If you don't know what smoothness is, you are going to have some
difficulty. The concept is prevalent throughout all of computational
number theory. An integer N is smooth up to M if all of its prime
factors are less than M. If u = log(N)/log(M), then the probability that
a random integer near N is M-smooth is approximately u^-u. (by a theorem
of Canfield, Erdos & Pomerance). It can be estimated more accurately
through the use of Dickman's function. Knuth Vol II has an excellent
exposition on this.



Read the Crandall & Pomerance book. Take a course in number theory.
Understanding NFS will require knowledge of algebraic number theory.
Larry Washington's book is excellent for this.

[QUOTE=R.D. Silverman;259612]An integer N is smooth up to M if all of its prime
factors are less than M. If u = log(N)/log(M), then the probability that
a random integer near N is M-smooth is approximately u^-u. (by a theorem
of Canfield, Erdos & Pomerance).[/QUOTE]

That's surely older than the Erdos & Pomerance paper... isn't that approximation in Dickman's original paper?

[QUOTE=CRGreathouse;259614]That's surely older than the Erdos & Pomerance paper... isn't that approximation in Dickman's original paper?[/QUOTE]

I don't know. I would need to check. However, it is indeed a
theorem by Canfield, Erdos, and Pomerance, from the paper
"On a problem of Oppenheim concerning "Factorisatio Numerorum"

from 1983.

[QUOTE=R.D. Silverman;259600]Not [i]quite[/i]. For a given polynomial, q(x), as we sieve q(r + p_i x)
for x = ....-2, -1, 0, 1, ..... M, the norms that we want to be smooth
increase with increasing x.
<snip>

.[/QUOTE]

Mea Culpa.
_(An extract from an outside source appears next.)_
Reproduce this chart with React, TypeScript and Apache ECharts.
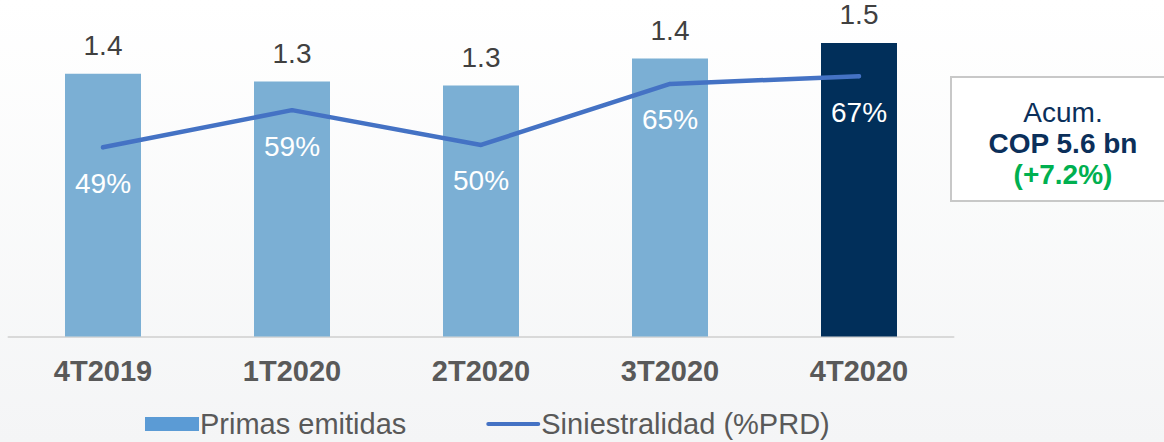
import React, { useEffect, useRef } from 'react';
import * as echarts from 'echarts';

const categories = ['4T2019', '1T2020', '2T2020', '3T2020', '4T2020'];
const primasEmitidas = [1.36, 1.32, 1.3, 1.44, 1.52];
const siniestralidad = [49.0, 58.6, 49.6, 65.4, 67.4];
const seriesNames = ['Primas emitidas', 'Siniestralidad (%PRD)'];
const summaryLines = ['Acum.', 'COP 5.6 bn', '(+7.2%)'];

const FONT = '"Liberation Sans", Arial, Helvetica, sans-serif';
const LIGHT_BAR = '#7BAFD4';
const DARK_BAR = '#012F5A';
const LINE = '#4472C4';

export default function App() {
  const ref = useRef<HTMLDivElement>(null);

  useEffect(() => {
    if (!ref.current) return;
    const chart = echarts.init(ref.current, null, { renderer: 'svg' });
    const last = categories.length - 1;
    chart.setOption({
      animation: false,
      backgroundColor: {
        type: 'linear', x: 0, y: 0, x2: 0, y2: 1,
        colorStops: [
          { offset: 0, color: '#FFFFFF' },
          { offset: 1, color: '#F4F5F6' },
        ],
      },
      textStyle: { fontFamily: FONT },
      grid: { left: 8.5, right: 210.5, top: 27.5, bottom: 105.5 },
      legend: {
        left: 145,
        top: 408,
        padding: 0,
        itemWidth: 54,
        itemHeight: 14,
        itemGap: 80,
        textStyle: { fontSize: 29, lineHeight: 32, color: '#595959', fontFamily: FONT, padding: [0, 0, 0, -4] },
        data: [
          { name: seriesNames[0], icon: 'rect', itemStyle: { color: '#5B9BD5' } },
          { name: seriesNames[1], icon: 'path://M2,0 L52,0 A2,2 0 0 1 52,4 L2,4 A2,2 0 0 1 2,0 Z' },
        ],
      },
      xAxis: {
        type: 'category',
        data: categories,
        axisTick: { show: false },
        axisLine: { lineStyle: { color: '#D9D9D9', width: 2 } },
        axisLabel: {
          fontSize: 29,
          fontWeight: 'bold',
          color: '#595959',
          margin: 20,
          fontFamily: FONT,
        },
      },
      yAxis: [
        { type: 'value', min: 0, max: 1.6, show: false, splitLine: { show: false } },
        { type: 'value', min: 0, max: 80, show: false, splitLine: { show: false } },
      ],
      series: [
        {
          name: seriesNames[0],
          type: 'bar',
          barWidth: 76,
          data: primasEmitidas,
          itemStyle: {
            color: (p: any) => (p.dataIndex === last ? DARK_BAR : LIGHT_BAR),
          },
          label: {
            show: true,
            position: 'top',
            distance: 14,
            fontSize: 28,
            color: '#404040',
            fontFamily: FONT,
            formatter: (p: any) => Number(p.value).toFixed(1),
          },
          z: 2,
        },
        {
          name: seriesNames[1],
          type: 'line',
          yAxisIndex: 1,
          data: siniestralidad,
          symbol: 'circle',
          symbolSize: 4,
          itemStyle: { color: LINE },
          lineStyle: { color: LINE, width: 4.5, cap: 'round', join: 'round' },
          label: {
            show: true,
            position: 'bottom',
            distance: 20,
            fontSize: 28,
            color: '#FFFFFF',
            fontFamily: FONT,
            formatter: (p: any) => Math.round(Number(p.value)) + '%',
          },
          z: 3,
        },
      ],
      graphic: [
        {
          type: 'rect',
          shape: { x: 951, y: 77, width: 240, height: 124 },
          style: { fill: '#FFFFFF', stroke: '#C8C8C8', lineWidth: 2 },
          z: 10,
        },
        {
          type: 'text',
          x: 1063,
          y: 112,
          style: {
            text: summaryLines[0],
            textAlign: 'center',
            textVerticalAlign: 'middle',
            font: `28px ${FONT}`,
            fill: '#0B2F5A',
          },
          z: 11,
        },
        {
          type: 'text',
          x: 1063,
          y: 143,
          style: {
            text: summaryLines[1],
            textAlign: 'center',
            textVerticalAlign: 'middle',
            font: `bold 28px ${FONT}`,
            fill: '#0B2F5A',
          },
          z: 11,
        },
        {
          type: 'text',
          x: 1063,
          y: 174,
          style: {
            text: summaryLines[2],
            textAlign: 'center',
            textVerticalAlign: 'middle',
            font: `bold 28px ${FONT}`,
            fill: '#00B050',
          },
          z: 11,
        },
      ],
    });
    return () => chart.dispose();
  }, []);

  return (
    <div
      ref={ref}
      style={{ position: 'fixed', left: 0, top: 0, width: 1164, height: 442 }}
    />
  );
}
The above should be "with increasing |x|".

[QUOTE=R.D. Silverman;259612]The norm of an algebraic number is simply the product of [b]all[/b] of its
conjugates. For an element of Q (or Z), there are no conjugates, so
its norm is just itself. norm(q(x)) is just its value.

If you don't know what smoothness is, you are going to have some
difficulty. The concept is prevalent throughout all of computational
number theory. An integer N is smooth up to M if all of its prime
factors are less than M. If u = log(N)/log(M), then the probability that
a random integer near N is M-smooth is approximately u^-u. (by a theorem
of Canfield, Erdos & Pomerance). It can be estimated more accurately
through the use of Dickman's function. Knuth Vol II has an excellent
exposition on this.

Read the Crandall & Pomerance book. Take a course in number theory.
Understanding NFS will require knowledge of algebraic number theory.
Larry Washington's book is excellent for this.[/QUOTE]

The definition of smoothness makes sense...just having trouble figuring out how that property got to be called smooth....

As for the course in number theory, I'm getting it by correspondence here, from you, and I thank you for your tolerance...I'm still trying to understand the MP part of MPQS, certain distractions (counting chess positions, linux GPU drivers) keep getting in the way, not to mention my day job, which pays for it all.

[QUOTE=Christenson;260198]The definition of smoothness makes sense...just having trouble figuring out how that property got to be called smooth....

.[/QUOTE]

smooth = fine-grained = many factors

It's just a name. Why worry over a name??